Изменить размер шрифта - +
-Тебе надо пить лекарства.

- Ты взяла рисунок?- резко спросил он.

- Какой рисунок?

- Тот, что я нарисовал сегодня ночью?

- Нет, - поспешно отвела глаза жена.

- Куда же, интересно, он делся? Испарился? А витрина разбита! И манекен изломан! Ты хотя бы понимаешь, что все это значит?

-Что?

-В городе скоро будет труп! Мертвец! Покой­ник! Со следами насильственной смерти! Я по­лагаю, что все вертится вокруг Германа. А его ли это будет труп...                                

- О, Господи! - вскрикнула Маша.

- Ага! Я так и знал! Он тебе не безразличен!

- Я не то подумала, - оправдываясь, сказала жена.

-Дате! То!

Александр забегал по кухне, ища сигареты. Потом вспомнил: Маша их выкинула. Жена на­пряженно за ним следила. Когда остановился, ска­зала так тихо, что пришлось читать по ее губам:

- Хорошо. Мы говорили о работе. О твоей ра­боте. Я попросила Германа Георгиевича куда-ни­будь тебя устроить. Ведь он может все.

- Ну разумеется! Герман может все! Молод­цы! Хорошо придумали! Складно врете!

- Саша!

- Я все-таки в милиции работал. Понимаю, что к чему.

- Да ничего ты не понимаешь!

- Ну так объясни! Чего именно я не понимаю? Маша молчала. Характер у тихой женщины - кремень. Терпение обточило камень так, что он стал абсолютно гладким. Но камнем остался. Кого она так бережет? Его? Себя? Или Германа?

- А ты знаешь, что у него сейчас любовница в постели? - мстительно сказал Завьялов.

- Перестань! Немедленно перестань!

- Ах, тебе обидно!
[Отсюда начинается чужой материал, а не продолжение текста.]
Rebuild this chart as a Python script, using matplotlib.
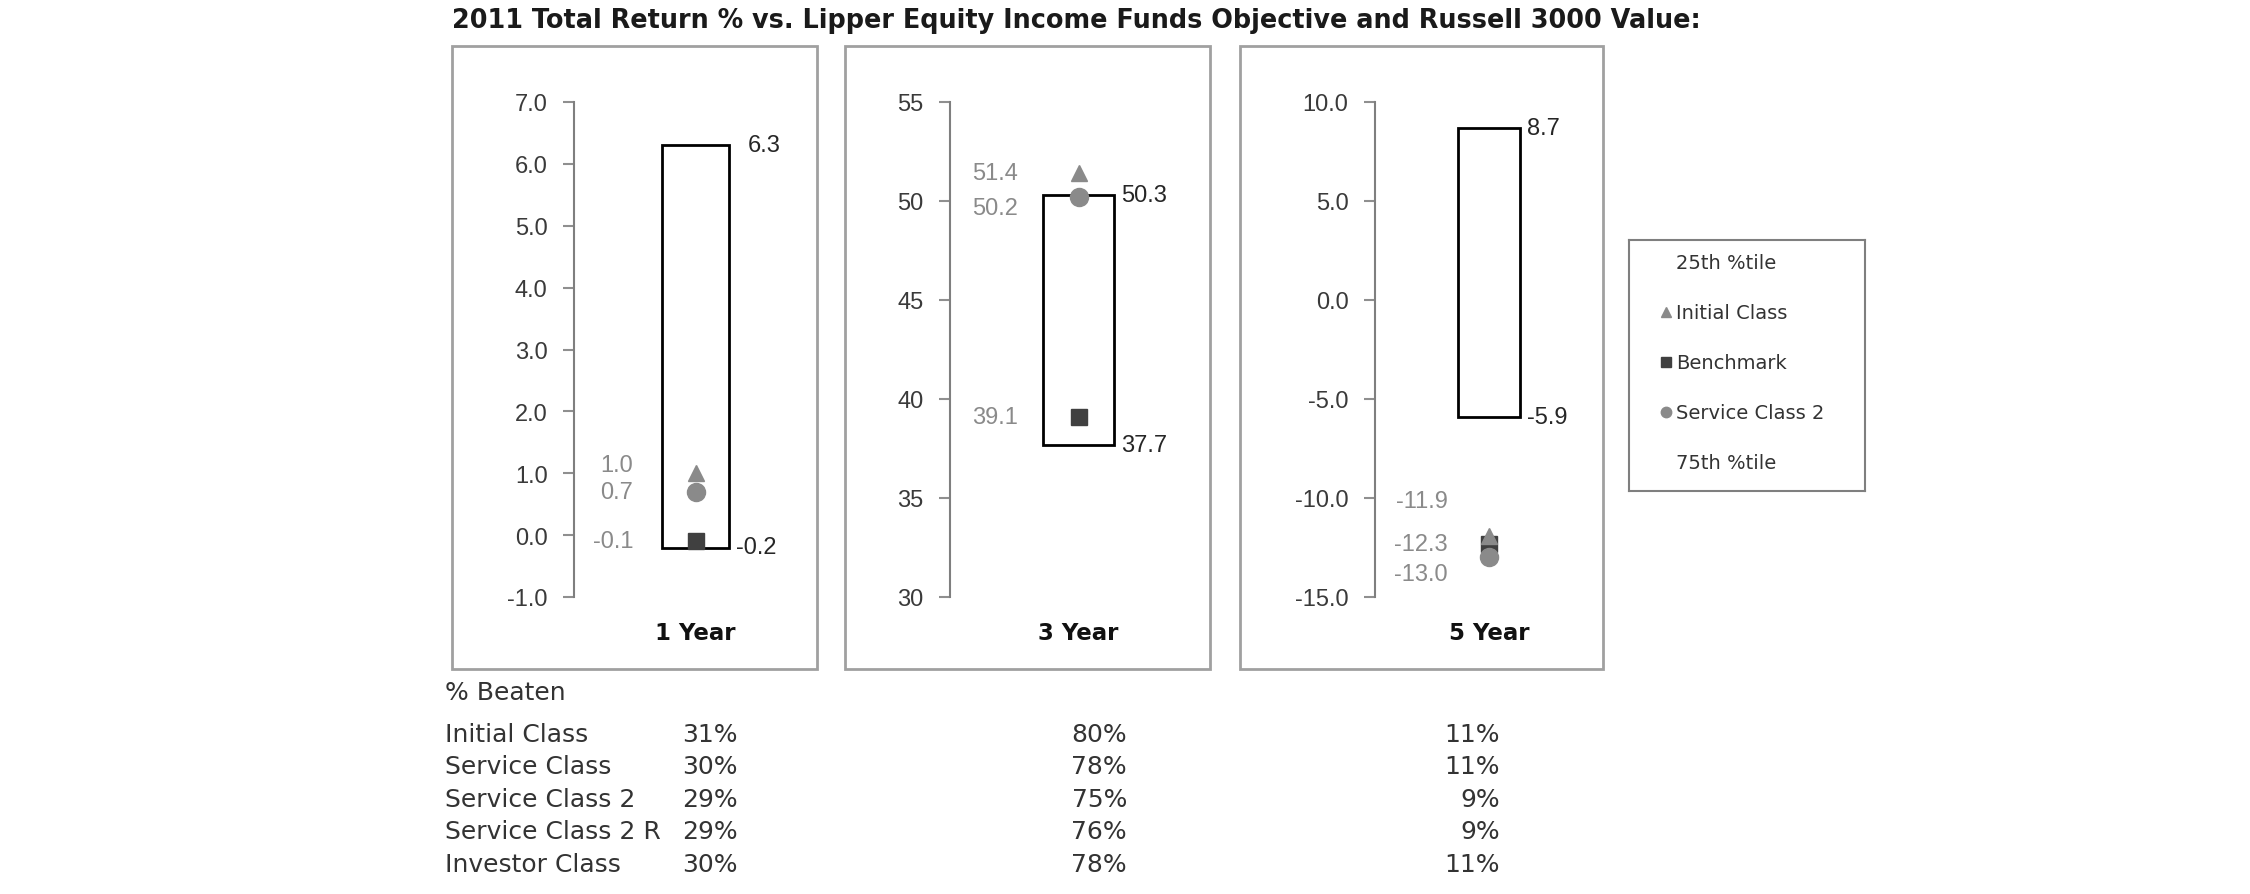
import numpy as np
import matplotlib

matplotlib.use("Agg")
import matplotlib.pyplot as plt
from matplotlib.patches import Rectangle

plt.rcParams["axes.unicode_minus"] = False

# --- data -------------------------------------------------------------
PERIODS = ["1 Year", "3 Year", "5 Year"]
TOP = [6.3, 50.3, 8.7]        # 25th %tile
BOTTOM = [-0.2, 37.7, -5.9]   # 75th %tile
INITIAL = [1.0, 51.4, -11.9]
BENCHMARK = [-0.1, 39.1, -12.3]
SERVICE2 = [0.7, 50.2, -13.0]
Y_RANGES = [(-1.0, 7.0, 1.0), (30, 55, 5), (-15.0, 10.0, 5.0)]
Y_FORMATS = ["{:.1f}", "{:.0f}", "{:.1f}"]

CLASSES = ["Initial Class", "Service Class", "Service Class 2",
           "Service Class 2 R", "Investor Class"]
BEATEN_1Y = [31, 30, 29, 29, 30]
BEATEN_3Y = [80, 78, 75, 76, 78]
BEATEN_5Y = [11, 11, 9, 9, 11]

LEGEND_LABELS = ["25th %tile", "Initial Class", "Benchmark",
                 "Service Class 2", "75th %tile"]

TITLE = ("2011 Total Return % vs. Lipper Equity Income Funds Objective "
         "and Russell 3000 Value:")

# --- layout (pixels of the 2250x895 canvas) ---------------------------
W, H = 2250, 895
PANEL_X = [(452, 817), (845, 1210), (1240, 1603)]
PANEL_Y = (47, 670)
AXIS_X = [574, 950, 1375]
BOX_X = [(662, 729), (1043, 1114), (1458, 1520)]
LEFT_LABEL_X = [633, 1018, 1448]
PLOT_Y = (103, 598)
# vertical nudges (px, + is down) for the grey value labels: initial, bench, sc2
NUDGE = [(-8, 0, 0), (0, 0, 11), (-35, 0, 17)]
# horizontal nudge (px) of the top percentile label
TOP_NUDGE = [12, 0, 0]
LEGEND_BOX = (1629, 241, 1865, 492)

GREY = "#8a8a8a"
DARK = "#404040"
FRAME = "#a0a0a0"
PT = 0.72  # points per pixel at dpi 100


def fx(x):
    return x / W


def fy(y):
    return 1 - y / H


fig = plt.figure(figsize=(W / 100, H / 100), dpi=100)
fig.patch.set_facecolor("white")

fig.text(fx(452), fy(21), TITLE, fontsize=18.4, fontweight="bold",
         color="#1a1a1a", ha="left", va="center", family="DejaVu Sans")

for i, period in enumerate(PERIODS):
    x0, x1 = PANEL_X[i]
    fig.add_artist(Rectangle((fx(x0), fy(PANEL_Y[1])), fx(x1 - x0),
                             (PANEL_Y[1] - PANEL_Y[0]) / H,
                             transform=fig.transFigure, fill=False,
                             edgecolor=FRAME, lw=2))

    right = x1 - 8
    ax = fig.add_axes([fx(AXIS_X[i]), fy(PLOT_Y[1]),
                       fx(right - AXIS_X[i]), (PLOT_Y[1] - PLOT_Y[0]) / H])
    ax.patch.set_alpha(0)
    c = (BOX_X[i][0] + BOX_X[i][1]) / 2
    bw = BOX_X[i][1] - BOX_X[i][0]
    ax.set_xlim((AXIS_X[i] - c) / bw, (right - c) / bw)
    lo, hi, step = Y_RANGES[i]
    ax.set_ylim(lo, hi)
    ticks = np.arange(lo, hi + step / 2, step)
    ax.set_yticks(ticks, labels=[Y_FORMATS[i].format(t) for t in ticks])
    ax.set_xticks([])
    for s in ("top", "right", "bottom"):
        ax.spines[s].set_visible(False)
    ax.spines["left"].set_color("#7f7f7f")
    ax.spines["left"].set_linewidth(1.5)
    ax.tick_params(axis="y", length=8, width=1.5, color="#8f8f8f", pad=11,
                   labelsize=17, labelcolor="#3a3a3a")
    for lab in ax.get_yticklabels():
        lab.set_family("Liberation Sans")

    ax.bar(0, TOP[i] - BOTTOM[i], bottom=BOTTOM[i], width=1.0,
           facecolor="white", edgecolor="black", lw=2, zorder=2)

    ax.plot(0, BENCHMARK[i], "s", ms=12, color=DARK, zorder=3, clip_on=False)
    ax.plot(0, INITIAL[i], "^", ms=12, color=GREY, zorder=4, clip_on=False)
    ax.plot(0, SERVICE2[i], "o", ms=13, color=GREY, zorder=5, clip_on=False)

    # grey value labels to the left of the box
    lx = (LEFT_LABEL_X[i] - c) / bw
    for val, dy in zip((INITIAL[i], BENCHMARK[i], SERVICE2[i]), NUDGE[i]):
        ax.annotate(f"{val:.1f}", (lx, val), xytext=(0, -dy * PT),
                    textcoords="offset points", ha="right", va="center",
                    fontsize=17, color=GREY, family="Liberation Sans")

    # percentile labels to the right of the box
    for val, dx in ((TOP[i], TOP_NUDGE[i]), (BOTTOM[i], 0)):
        ax.annotate(f"{val:.1f}", (0.5, val), xytext=(5 + dx * PT, 0),
                    textcoords="offset points", ha="left", va="center",
                    fontsize=17, color="#262626", family="Liberation Sans")

    ax.annotate(period, (0, 0), xycoords=("data", "axes fraction"),
                xytext=(0, -(634 - PLOT_Y[1]) * PT), textcoords="offset points",
                ha="center", va="center", fontsize=16.5, fontweight="bold",
                color="#111111", family="DejaVu Sans")

# legend box
lx0, ly0, lx1, ly1 = LEGEND_BOX
lax = fig.add_axes([fx(lx0), fy(ly1), fx(lx1 - lx0), (ly1 - ly0) / H])
lax.set_xlim(0, 1)
lax.set_ylim(0, 1)
lax.set_xticks([])
lax.set_yticks([])
for s in lax.spines.values():
    s.set_color("#7f7f7f")
    s.set_linewidth(1.5)
markers = [None, ("^", GREY), ("s", DARK), ("o", GREY), None]
ys = np.linspace(0.91, 0.115, len(LEGEND_LABELS))
for y, lab, mk in zip(ys, LEGEND_LABELS, markers):
    if mk:
        lax.plot(0.155, y, mk[0], ms=7.5, color=mk[1])
    lax.text(0.2, y, lab, fontsize=14, color="#333333", va="center",
             ha="left", family="DejaVu Sans")

# % beaten table
fig.text(fx(445), fy(693), "% Beaten", fontsize=18, color="#333333",
         va="center", ha="left")
row_y = np.linspace(735, 865, len(CLASSES))
for y, name, a, b, d in zip(row_y, CLASSES, BEATEN_1Y, BEATEN_3Y, BEATEN_5Y):
    fig.text(fx(445), fy(y), name, fontsize=18, color="#333333",
             va="center", ha="left")
    for xr, v in zip((738, 1127, 1500), (a, b, d)):
        fig.text(fx(xr), fy(y), f"{v}%", fontsize=18, color="#333333",
                 va="center", ha="right")

fig.savefig("out.png", dpi=100, facecolor="white")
А уж как мне обидно, ты себе даже представить не можешь!

- Хорошо, что у нас нет детей, - вздохнула Маша.

- Что? - опешил он.

- Хорошо, что у нас нет детей, - отчетливо повторила она.

И он ничего не смог на это сказать. Ни-че-го. Слова застряли в горле. На этом ссора закончи­лась. Он затаил зло, а что на душе у жены, по ее лицу было не понять. Мысленно поставил веху: закончился еще один день долгой безлунной ночи. А насчет трупа он не пошутил. Чутье подсказы­вало - к этому все идет.

 

День пятый

 

Герман позвонил через несколько дней и при­гласил к себе в прокуратуру. Завьялов удивился, но пошел. Что еще придумал бывший друг? Уж не к себе ли хочет его устроить?

- Нет - вздохнул Горанин. И поспешно доба­вил: - Пойми меня правильно. Твое здоровье...

- Ну да! - перебил Завьялов.

- Хочешь работать страховым агентом?

- Кем-кем? - удивился он.

- Страховым агентом. Ограничений по здо­ровью нет, большой нагрузки тоже. Сейчас мно­гие страхуют свои дачи. Лето было жаркое, су­хое. Дома горели, как спички.

- Да, я помню, - поморщился Александр. При воспоминании об июльской жаре голова вновь нестерпимо заболела. — У соседей тоже дача сго­рела.

- Ну, вот видишь! Страховая контора расши­ряется, хотят открыть филиал у нас на Фабрике.

- Ты хотел сказать: у вас на Фабрике, - попра­вил Завьялов.

- Да хватит тебе к словам цепляться! У вас, у нас. Открывают филиал. И точка.

- Это женская работа. Хочешь меня унизить?

- Я хочу тебе помочь. Ты человек умный, с высшим образованием. По домам ходить не труд­но. Тебе привычно и на Фабрике тебя все знают.

- А как же инвалидность? Врачебная комис­сия признала меня никуда не годным.

Завьялов заметил тревогу в глазах Горанина. Неужели и тут без Германа не обошлось? Уважа­емый Герман Георгиевич поспешил отправить друга на пенсию? Во избежание неприятностей.

- А ты сам как считаешь? - осторожно спро­сил Горанин. - Можешь работать или нет?

- Надо попробовать, - вяло сказал Завьялов.